-------- GIVEN DATA --------
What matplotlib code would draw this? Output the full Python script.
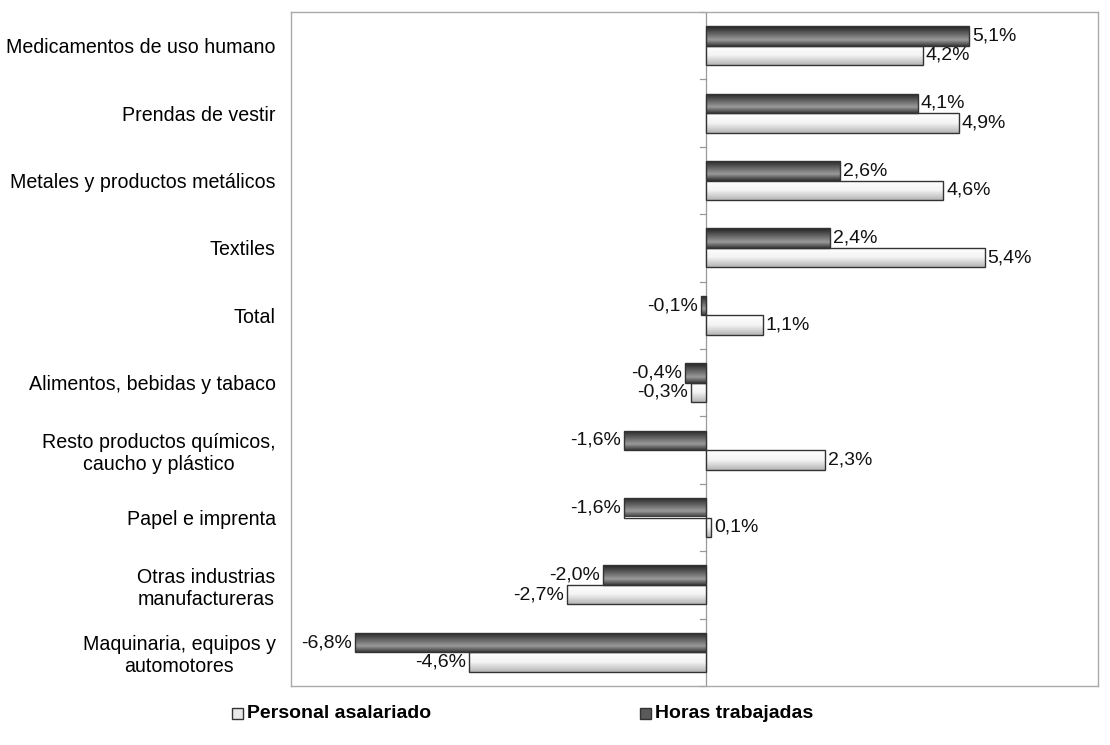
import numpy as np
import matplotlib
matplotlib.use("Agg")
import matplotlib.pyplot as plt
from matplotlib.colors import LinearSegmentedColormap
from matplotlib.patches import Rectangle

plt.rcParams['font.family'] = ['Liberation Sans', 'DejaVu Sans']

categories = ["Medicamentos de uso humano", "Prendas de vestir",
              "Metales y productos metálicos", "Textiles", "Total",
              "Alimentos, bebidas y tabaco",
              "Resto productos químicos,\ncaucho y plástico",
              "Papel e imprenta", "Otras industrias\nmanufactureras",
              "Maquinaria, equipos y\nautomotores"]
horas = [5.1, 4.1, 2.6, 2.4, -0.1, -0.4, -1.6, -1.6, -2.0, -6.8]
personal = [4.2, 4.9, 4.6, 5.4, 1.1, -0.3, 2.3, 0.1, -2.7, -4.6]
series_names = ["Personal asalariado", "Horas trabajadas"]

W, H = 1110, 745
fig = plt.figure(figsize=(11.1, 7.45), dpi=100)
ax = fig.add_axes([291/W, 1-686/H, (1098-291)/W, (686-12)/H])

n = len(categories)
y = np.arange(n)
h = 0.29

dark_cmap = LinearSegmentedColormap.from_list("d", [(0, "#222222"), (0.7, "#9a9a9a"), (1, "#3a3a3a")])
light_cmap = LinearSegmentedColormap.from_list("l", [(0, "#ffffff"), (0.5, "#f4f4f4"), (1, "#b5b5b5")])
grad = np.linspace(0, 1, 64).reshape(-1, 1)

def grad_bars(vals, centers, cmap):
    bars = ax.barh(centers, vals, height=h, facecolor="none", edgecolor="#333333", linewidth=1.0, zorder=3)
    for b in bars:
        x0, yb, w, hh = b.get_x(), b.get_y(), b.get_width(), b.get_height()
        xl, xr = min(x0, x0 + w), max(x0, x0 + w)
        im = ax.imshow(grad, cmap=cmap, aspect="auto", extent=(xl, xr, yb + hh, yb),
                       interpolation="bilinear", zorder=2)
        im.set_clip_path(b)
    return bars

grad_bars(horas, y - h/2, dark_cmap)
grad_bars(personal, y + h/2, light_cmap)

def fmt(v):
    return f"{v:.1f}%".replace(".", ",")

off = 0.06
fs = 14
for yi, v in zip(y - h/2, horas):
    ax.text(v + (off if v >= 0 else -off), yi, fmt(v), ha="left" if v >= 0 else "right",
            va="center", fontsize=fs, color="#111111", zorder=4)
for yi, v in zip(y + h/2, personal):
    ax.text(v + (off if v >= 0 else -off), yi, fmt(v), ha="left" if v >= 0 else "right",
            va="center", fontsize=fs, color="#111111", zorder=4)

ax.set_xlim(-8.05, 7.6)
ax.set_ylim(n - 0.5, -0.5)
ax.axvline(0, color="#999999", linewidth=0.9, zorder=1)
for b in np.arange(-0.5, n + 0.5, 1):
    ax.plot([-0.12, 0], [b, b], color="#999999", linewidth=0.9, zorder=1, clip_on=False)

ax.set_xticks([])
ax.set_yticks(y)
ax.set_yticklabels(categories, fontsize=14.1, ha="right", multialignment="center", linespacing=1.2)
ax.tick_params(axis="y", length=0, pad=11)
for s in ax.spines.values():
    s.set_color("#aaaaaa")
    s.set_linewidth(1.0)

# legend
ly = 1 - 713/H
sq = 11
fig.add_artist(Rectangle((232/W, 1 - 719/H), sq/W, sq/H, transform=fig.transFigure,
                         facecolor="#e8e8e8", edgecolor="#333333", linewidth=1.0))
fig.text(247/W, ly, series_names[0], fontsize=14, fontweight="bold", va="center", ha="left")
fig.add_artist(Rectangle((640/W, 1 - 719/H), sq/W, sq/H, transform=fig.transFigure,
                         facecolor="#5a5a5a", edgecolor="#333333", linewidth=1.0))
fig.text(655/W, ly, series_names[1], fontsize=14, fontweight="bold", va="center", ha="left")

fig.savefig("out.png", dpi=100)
--------
WHAT YOU ARE ASKED TO DO:
Omitting all pictures, restate exactly the lines of the material from its start through the line that contains "plt.rcParams['font.family'] = ['Liberation".

RESPONSE TO THIS TASK:
What matplotlib code would draw this? Output the full Python script.
import numpy as np
import matplotlib
matplotlib.use("Agg")
import matplotlib.pyplot as plt
from matplotlib.colors import LinearSegmentedColormap
from matplotlib.patches import Rectangle

plt.rcParams['font.family'] = ['Liberation Sans', 'DejaVu Sans']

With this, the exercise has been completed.